Outros países poderiam ajudar? Os Estados Unidos?
Os Estados Unidos só fazem piorar o problema. A deportação massiva de cidadãos da América Central, particularmente de integrantes de gangues, vai destruir a América Central. Estão mandando para lá pessoas que têm habilidades especiais. Conhecem o mercado dos Estados Unidos, sabem como entrar e sair do país ilegalmente. Não estamos falando de uma ou duas pessoas, mas de milhares. As gangues absorvem essas pessoas em El Salvador. E estão muito mais fortes hoje do que estavam há seis meses. Os Estados Unidos estão fazendo tudo errado, e vão tornar a América Central ainda pior.

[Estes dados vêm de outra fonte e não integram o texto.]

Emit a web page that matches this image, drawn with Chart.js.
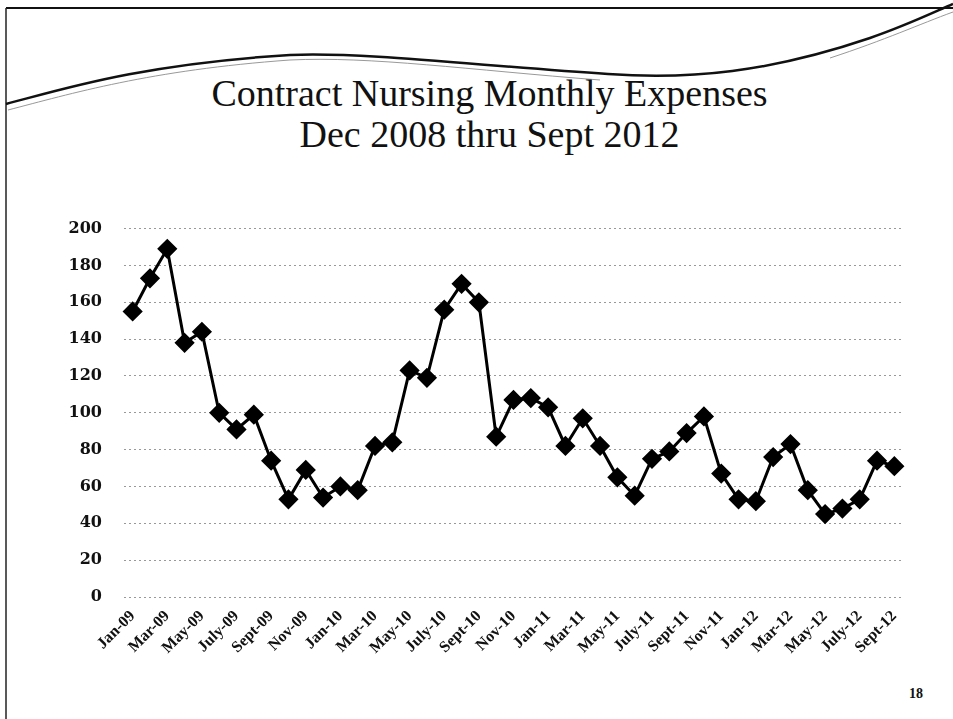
<!DOCTYPE html>
<html>
<head>
<meta charset="utf-8">
<script src="https://cdn.jsdelivr.net/npm/chart.js@4.4.1/dist/chart.umd.min.js"></script>
<style>
    html, body { margin: 0; padding: 0; background: #fff; }
    #slide { position: relative; width: 953px; height: 719px; overflow: hidden; }
    #deco { position: absolute; left: 0; top: 0; }
    .title {
        position: absolute; left: 13px; width: 953px; text-align: center;
        font-family: "Liberation Serif", "Times New Roman", serif; font-size: 38px; color: #111;
    }
    #chartBox { position: absolute; left: 0; top: 197px; width: 953px; height: 460px; }
    #pageNum {
        position: absolute; left: 909px; top: 686px;
        font-family: "Liberation Serif", serif; font-weight: bold; font-size: 14px; color: #111;
    }
</style>
</head>
<body>
<div id="slide">
    <svg id="deco" width="953" height="719">
        <path d="M6 8 L953 8" stroke="#111" stroke-width="2" fill="none"/>
        <path d="M6 8 L6 719" stroke="#222" stroke-width="1.5" fill="none"/>
        <path d="M6 104 C60 90, 140 64, 290 55 C370 52, 480 66, 608 74 C690 80, 770 72, 870 38 C905 26, 930 14, 953 4"
              stroke="#111" stroke-width="2.5" fill="none"/>
        <path d="M8 110 C70 94, 150 70, 290 60 C370 56, 470 70, 600 80" stroke="#999" stroke-width="1" fill="none"/>
        <path d="M830 58 C885 40, 920 24, 953 12" stroke="#999" stroke-width="1" fill="none"/>
    </svg>
    <div class="title" style="top: 71px;">Contract Nursing Monthly Expenses</div>
    <div class="title" style="top: 112px;">Dec 2008 thru Sept 2012</div>
    <div id="chartBox"><canvas id="expenseChart"></canvas></div>
    <div id="pageNum">18</div>
</div>

<script>
const months = [
    'Jan-09', 'Feb-09', 'Mar-09', 'Apr-09', 'May-09', 'June-09', 'July-09', 'Aug-09', 'Sept-09', 'Oct-09', 'Nov-09', 'Dec-09',
    'Jan-10', 'Feb-10', 'Mar-10', 'Apr-10', 'May-10', 'June-10', 'July-10', 'Aug-10', 'Sept-10', 'Oct-10', 'Nov-10', 'Dec-10',
    'Jan-11', 'Feb-11', 'Mar-11', 'Apr-11', 'May-11', 'June-11', 'July-11', 'Aug-11', 'Sept-11', 'Oct-11', 'Nov-11', 'Dec-11',
    'Jan-12', 'Feb-12', 'Mar-12', 'Apr-12', 'May-12', 'June-12', 'July-12', 'Aug-12', 'Sept-12'
];

const expenses = [
    155, 173, 189, 138, 144, 100, 91, 99, 74, 53, 69, 54,
    60, 58, 82, 84, 123, 119, 156, 170, 160, 87, 107, 108,
    103, 82, 97, 82, 65, 55, 75, 79, 89, 98, 67, 53,
    52, 76, 83, 58, 45, 48, 53, 74, 71
];

const yTicks = [0, 20, 40, 60, 80, 100, 120, 140, 160, 180, 200];

const ctx = document.getElementById('expenseChart').getContext('2d');

new Chart(ctx, {
    type: 'line',
    data: {
        labels: months,
        datasets: [{
            label: 'Contract Nursing',
            data: expenses,
            borderColor: '#000',
            backgroundColor: '#000',
            borderWidth: 3,
            tension: 0,
            pointStyle: 'rectRot',
            pointRadius: 8,
            pointHoverRadius: 8,
            pointBackgroundColor: '#000',
            pointBorderColor: '#000',
            fill: false
        }]
    },
    options: {
        responsive: true,
        maintainAspectRatio: false,
        animation: false,
        layout: { padding: { left: 0, right: 50, top: 4, bottom: 0 } },
        plugins: {
            legend: { display: false },
            tooltip: { enabled: false }
        },
        scales: {
            x: {
                offset: true,
                grid: { display: false },
                border: { display: false },
                afterFit: scale => { scale.height = 60; },
                ticks: {
                    autoSkip: false,
                    minRotation: 45,
                    maxRotation: 45,
                    padding: 2,
                    color: '#111',
                    font: { family: '"Liberation Serif", serif', size: 16, weight: 'bold' },
                    callback: function (value, index) {
                        return index % 2 === 0 ? this.getLabelForValue(value) : '';
                    }
                }
            },
            y: {
                min: 0,
                max: 200,
                afterFit: scale => { scale.width = 124; },
                afterBuildTicks: scale => { scale.ticks = yTicks.map(v => ({ value: v })); },
                border: { display: false, dash: [2, 3] },
                grid: {
                    color: '#999',
                    lineWidth: 1,
                    drawTicks: false
                },
                ticks: {
                    padding: 22,
                    color: '#111',
                    font: { family: '"DejaVu Serif", serif', size: 16, weight: 'bold' }
                }
            }
        }
    }
});
</script>
</body>
</html>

Então não há muita esperança, certo? Teremos uma situação pior em cinco anos do que hoje?
Se você observar a Colômbia, que tinha 50% do território nas mãos dos guerrilheiros e, ainda, dos paramilitares, percebe-se que há algumas medidas que podem reverter o processo. Mas é indispensável ter vontade política. A sociedade precisa ver isso como algo indispensável para a sobrevivência da nação. A Colômbia pagou por essa guerra. Temos a ideia errada de que os Estados Unidos é que financiaram, mas não foi o que aconteceu. Nunca responderam por mais do que 25% do orçamento militar da Colômbia. Tudo o mais veio de impostos pagos pelo povo colombiano. O problema é que, na América Central, a carga tributária está entre as mais baixas do mundo, e não há disposição de aumentá-la para o combate ao crime.

A relação entre crime e política tende a ser crescente no Brasil também?
Não sei exatamente qual é a dinâmica aqui. Mas posso dizer que, uma vez que os criminosos entram na arena política, uma vez que se estabelecem como atores políticos em determinados espaços geográficos, eles tendem a crescer.

Como evitar?
Algo importante é transparência, algo que os Estados Unidos não têm mais. Não servem de exemplo, porque empresas podem doar de forma anônima a candidatos. Saber quem doou para quem e por que é fundamental, porque, então, podem se tomar medidas para se contrapor à força desses financiadores.